色相環という色のバランスを示す図があるのですが、ネイビーとイエローは補色の関係(オストワルト色相環の場合)にあります。
柄自体もスーツの色を拾っていて、なおかつチーフもシャンパンゴールドと見える色数を制限していて非常に美しくまとまっています。
結び方はもちろんウィンザーノット。
素晴らしいです。
さて、映画内でわかるのはここまです。
ここからはテーブルに隠れていて見えない為、私がこうあってほしいという妄想です。
腰ポケットはあえて並行でチェンジポケットあり。
ベントは勿論サイドベンツ。
パンツは1タックのインプリーツでベルトレス。
パンツの長さは1クッションで、裾口はパンツのシルエットがストレートならばダブル。
ややテーパード気味ならばシングル。
典型的なイギリスのクラシックスタイル。
定番ながら流行に左右されず、廃れる事の無い不変のスタイルです。
今後クラシックなデザインで作ってみたいという方はぜひ参考までに。
以上、私の妄想終わりです。
まとめます。
スーツ
・ほぼ黒に近い濃紺の無地で艶が強め
・シングル1つ釦(or 2つ釦)
・ノッチドラペル
・袖は4つ釦で重ねず
・切羽は確認できなかったため、どちらにするかは好み
‐‐‐‐‐‐‐‐‐‐‐‐‐‐‐‐‐‐‐‐‐‐‐‐‐‐以下妄想
・腰ポケットは並行でチェンジポケットあり
・パンツは1タックのインプリーツ
・ベルトレス
・丈は1クッション
・パンツのシルエットがストレートならば裾口ダブル。ややテーパード気味ならばシングル。
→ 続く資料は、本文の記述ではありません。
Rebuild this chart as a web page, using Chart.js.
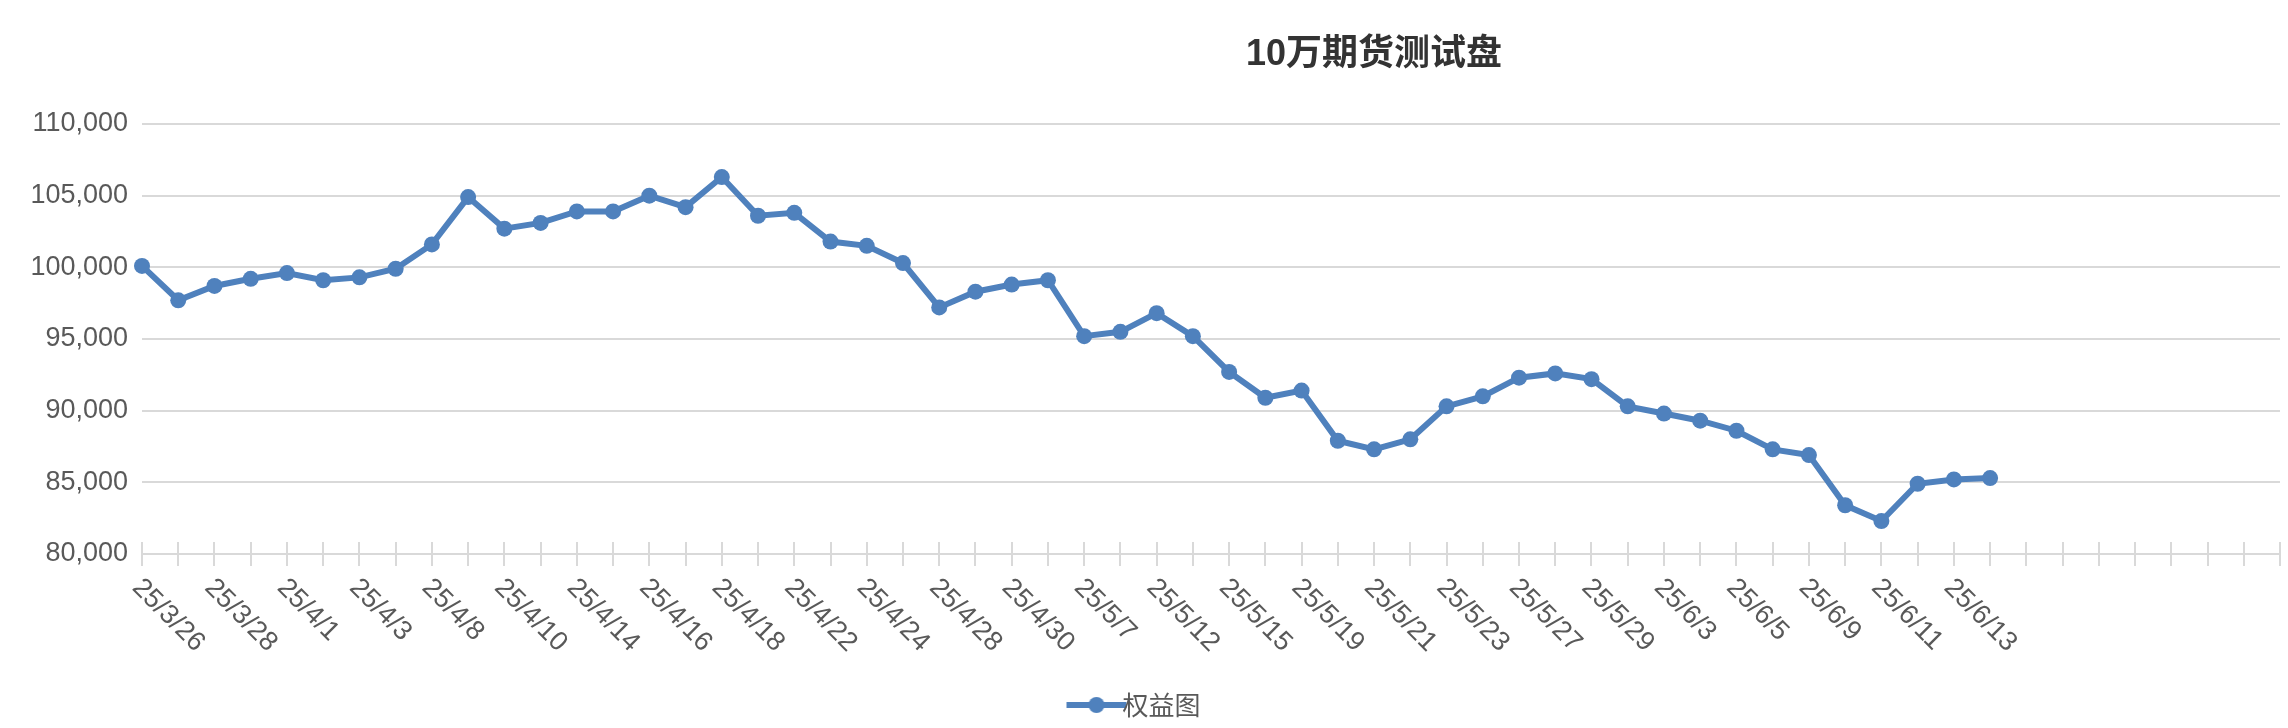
<!DOCTYPE html>
<html><head><meta charset="utf-8">
<script src="https://cdn.jsdelivr.net/npm/chart.js@4/dist/chart.umd.min.js"></script>
<style>html,body{margin:0;padding:0;background:#fff}#wrap{width:2288px;height:728px}</style>
</head><body><div id="wrap"><canvas id="c" width="2288" height="728"></canvas></div>
<script>
const titleText = '10万期货测试盘';
const seriesName = '权益图';
const dates = ['25/3/26','25/3/27','25/3/28','25/3/31','25/4/1','25/4/2','25/4/3','25/4/7','25/4/8','25/4/9','25/4/10','25/4/11','25/4/14','25/4/15','25/4/16','25/4/17','25/4/18','25/4/21','25/4/22','25/4/23','25/4/24','25/4/25','25/4/28','25/4/29','25/4/30','25/5/6','25/5/7','25/5/9','25/5/12','25/5/14','25/5/15','25/5/16','25/5/19','25/5/20','25/5/21','25/5/22','25/5/23','25/5/26','25/5/27','25/5/28','25/5/29','25/5/30','25/6/3','25/6/4','25/6/5','25/6/6','25/6/9','25/6/10','25/6/11','25/6/12','25/6/13','25/6/16','','','','','','','',''];
const equity = [100100,97700,98700,99200,99600,99100,99300,99900,101600,104900,102700,103100,103900,103900,105000,104200,106300,103600,103800,101800,101500,100300,97200,98300,98800,99100,95200,95500,96800,95200,92700,90900,91400,87900,87300,88000,90300,91000,92300,92600,92200,90300,89800,89300,88600,87300,86900,83400,82300,84900,85200,85300];
const yTicks = [80000,85000,90000,95000,100000,105000,110000];

const BLUE = '#4f81bd', GREY = '#595959', GRID = '#d9d9d9';
const SHIFT = 230;

const icon = document.createElement('canvas');
icon.width = 64; icon.height = 20;
{const g = icon.getContext('2d'); g.strokeStyle = BLUE; g.lineWidth = 6; g.beginPath(); g.moveTo(2,10); g.lineTo(62,10); g.stroke();
 g.fillStyle = BLUE; g.beginPath(); g.arc(32,10,8,0,Math.PI*2); g.fill();}

const custom = {
  id: 'custom',
  afterLayout(chart) {
    const lg = chart.legend;
    if (lg && lg.legendHitBoxes) lg.legendHitBoxes.forEach(b => b.left += SHIFT);
  },
  afterDraw(chart) {
    const ctx = chart.ctx, x = chart.scales.x, a = chart.chartArea;
    ctx.save();
    // title
    ctx.fillStyle = '#333333';
    ctx.font = 'bold 36px "Liberation Sans", "Noto Sans CJK SC", sans-serif';
    ctx.textAlign = 'center'; ctx.textBaseline = 'middle';
    ctx.fillText(titleText, 1144 + SHIFT, 55);
    // ticks
    ctx.strokeStyle = GRID; ctx.lineWidth = 2;
    for (let i = 0; i < dates.length; i++) {
      const px = Math.round(x.getPixelForValue(i));
      ctx.beginPath(); ctx.moveTo(px, a.bottom - 12); ctx.lineTo(px, a.bottom + 12); ctx.stroke();
    }
    // x labels
    ctx.fillStyle = GREY;
    ctx.font = '27px "Liberation Sans", sans-serif';
    ctx.textAlign = 'left'; ctx.textBaseline = 'top';
    for (let i = 0; i < dates.length; i += 2) {
      if (!dates[i]) continue;
      const px = x.getPixelForValue(i);
      ctx.save(); ctx.translate(px + 4, a.bottom + 20); ctx.rotate(Math.PI / 4);
      ctx.fillText(dates[i], 0, 0); ctx.restore();
    }
    ctx.restore();
  }
};

new Chart(document.getElementById('c'), {
  type: 'line',
  data: { labels: dates, datasets: [{ label: seriesName, data: equity, borderColor: BLUE, backgroundColor: BLUE,
    borderWidth: 6, pointRadius: 8, pointHoverRadius: 8, pointBackgroundColor: BLUE, pointBorderWidth: 0, tension: 0 }] },
  options: {
    responsive: false, animation: false, devicePixelRatio: 1,
    layout: { padding: { top: 124, right: 4, left: 0, bottom: 0 } },
    plugins: {
      title: { display: false },
      tooltip: { enabled: false },
      legend: { position: 'bottom', labels: { usePointStyle: true, pointStyle: icon, padding: 6, color: GREY,
        font: { size: 26, family: '"Noto Sans CJK SC", sans-serif' } } }
    },
    scales: {
      x: { offset: false, grid: { display: false, drawTicks: false }, border: { color: GRID, width: 2 },
        ticks: { display: false }, afterFit(s) { s.height = 132; } },
      y: { min: 80000, max: 110000, afterFit(s) { s.width = 142; },
        afterBuildTicks(s) { s.ticks = yTicks.map(v => ({ value: v })); },
        grid: { color: GRID, lineWidth: 2, drawTicks: false }, border: { display: false },
        ticks: { color: GREY, padding: 14, font: { size: 27, family: '"Liberation Sans", sans-serif' } } }
    }
  },
  plugins: [custom]
});
</script></body></html>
‐‐‐‐‐‐‐‐‐‐‐‐‐‐‐‐‐‐‐‐‐‐‐‐‐‐妄想終了
シャツ
・白無地(ツイル)
・ステッチ5mm
・衿はワイドスプレッドカラー
・袖はダブルカフスのラウンド
・表前立て
・サイズはクラシック目のゆったり
・袖丈はカフリンクスを外した場合手の甲が完全に隠れるくらい(腕時計をしない場合)
・カフスサイズはピッタリ目(腕時計をしない場合)
ネクタイ
・黄色の地に紺色の小紋柄
・結び方はウィンザーノット
チーフ
・シルク製
・色はシャンパンゴールド(黄色系)
・折り方はラフに崩したスリーピークス
デザインは完全に真似せずとも、色の組み合わせだけであればかなりやりやすいと思うのでぜひ。
ちなみに、クロズビー卿は主人公を一目見ただけでブルックスブラザーズのスーツだと見抜いています。
私も街中でグローバルスタイルのスーツを着ている人を見かけてわかることはありますが、それはあくまで自社製品だからです。
諜報部とはいえ、海外のスーツブランドを一瞥しただけで見抜けるものでしょうか。
クロズビー卿がブランドを見抜けた理由は
1.ブルックスブラザーズのスーツだとわかるあからさまなデザインの特徴がある。
2.主人公が座る直前にフロント釦を外す。その際にテーラータグを盗み見た。
3.主人公が事前にブルックスブラザーズで買い物をしたという情報を事前につかんでいた。
このどれかだと思いますが、1だった場合はクロズビー卿の博識が素晴らしいというほかありません。
個人的には3であってほしいです。
世界滅亡の危機とはいえ、それを乗り越えればまた他国の工作員同士。
クロズビー卿はこの戦いの先を見据えて「お前の行動は英国諜報部に筒抜け」だという牽制をした。
私はパンジャンドラムやミンスミート作戦を立案・実行した強かで紅茶をキメたイギリスが大好きなのでこうであってほしいと願っています。